Now I have confused you all, on with the answer.

g_Container.transform.localTransform - this matrix takes the world coords to the scaled/transposed/rotated COORDS

g_App.stage.transform.localTransform - this matrix takes the rotated world coords and outputs screen (or more accurately) html canvas coords

So for example the Container matrix is:

MatContainer = [g_Container.transform.localTransform.a, g_Container.transform.localTransform.b, 0]
               [g_Container.transform.localTransform.c, g_Container.transform.localTransform.d, 0]
               [g_Container.transform.localTransform.tx, g_Container.transform.localTransform.ty, 1]

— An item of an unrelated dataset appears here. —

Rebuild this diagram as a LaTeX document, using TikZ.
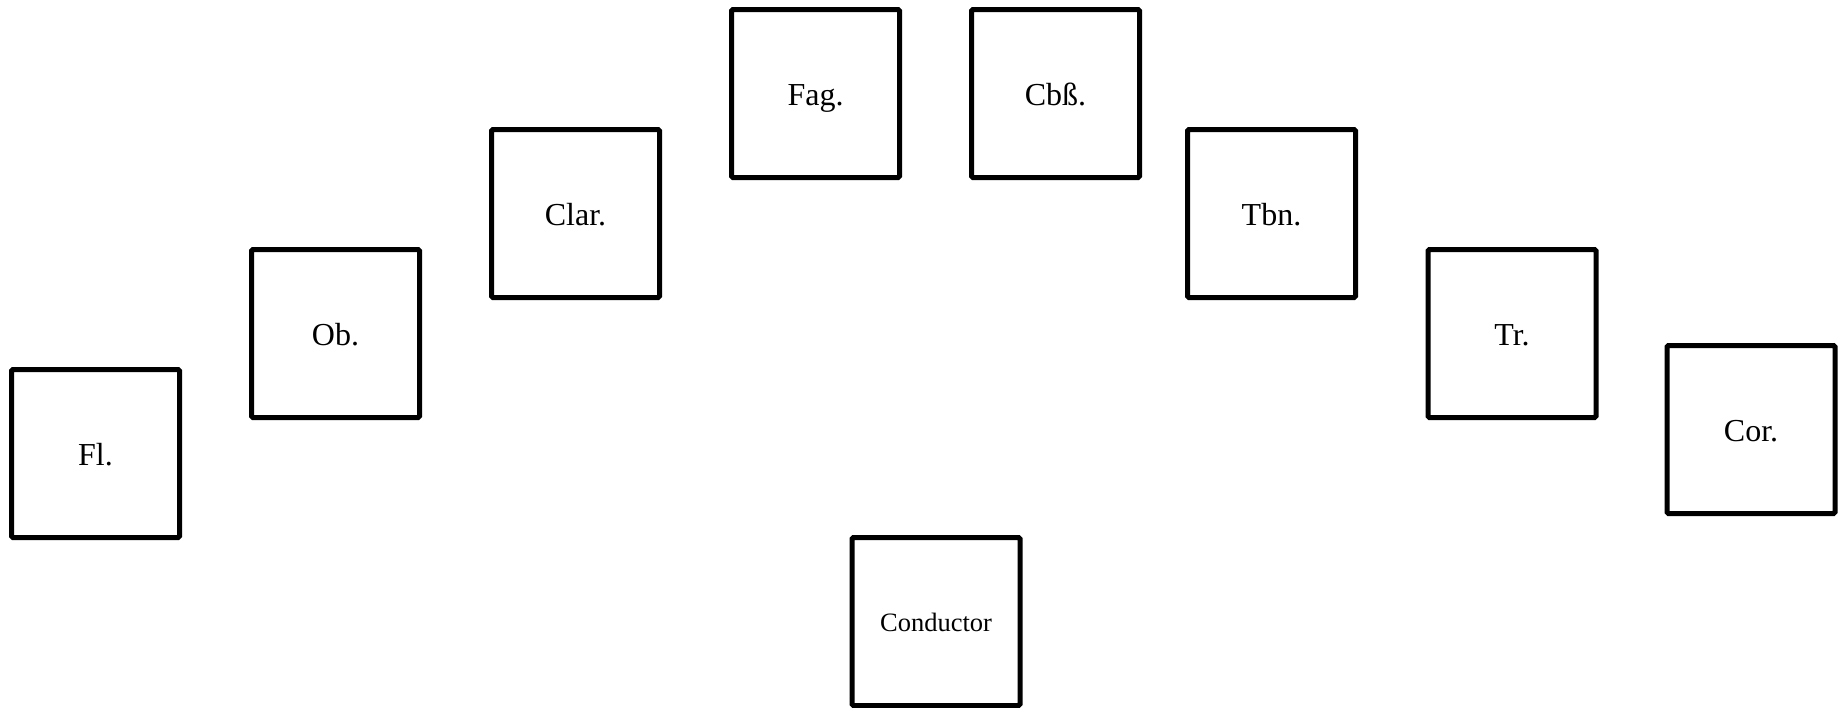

and the rotated container matrix to screen is:

MatToScreen = [g_App.stage.transform.localTransform.a, g_App.stage.transform.localTransform.b, 0]
              [g_App.stage.transform.localTransform.c, g_App.stage.transform.localTransform.d, 0]
              [g_App.stage.transform.localTransform.tx, g_App.stage.transform.localTransform.ty, 1]

So to get from World Coordinates to Screen Coordinates (noting our vector will be a row on the left, so the first operation matrix that acts first on the World coordinates must also be on the left), we would need to multiply the vector by:

MatAll = MatContainer * MatToScreen

So if you have a world coordinate vector vectWorld = [worldX, worldY, 1.0] (I'll explain the 1.0 at the end), then to get to the screen coords you would do the following:

vectScreen = vectWorld * MatAll

So to get screen coords and to get to world coords we first need to calculate the inverse matrix of MatAll, call it invMatAll. (There are loads of places that tell you how to do this, so I will not do it here.)

So if we have screen (canvas) coordinates screenX and screenY, we need to create a vector vectScreen = [screenX, screenY, 1.0] (again I will explain the 1.0 later), then to get to world coordinates worldX and worldY we do:

vectWorld = vectScreen * invMatAll

And that is it.

So what about the 1.0?

In a 2D system you can do rotations, scaling with 2x2 matrices. Unfortunately you cannot do a 2D translations with a 2x2 matrix. Consequently you need 3x3 matrices to fully describe all 2D scaling, rotations and translations. This means you need to make your vector 3D as well, and you need to put a 1.0 in the third position in order to do the translations properly. This 1.0 will also be 1.0 after any matrix operation as well.

Note: If we were working in a 3D system we would need 4x4 matrices and put a dummy 1.0 in our 4D vectors for exactly the same reasons.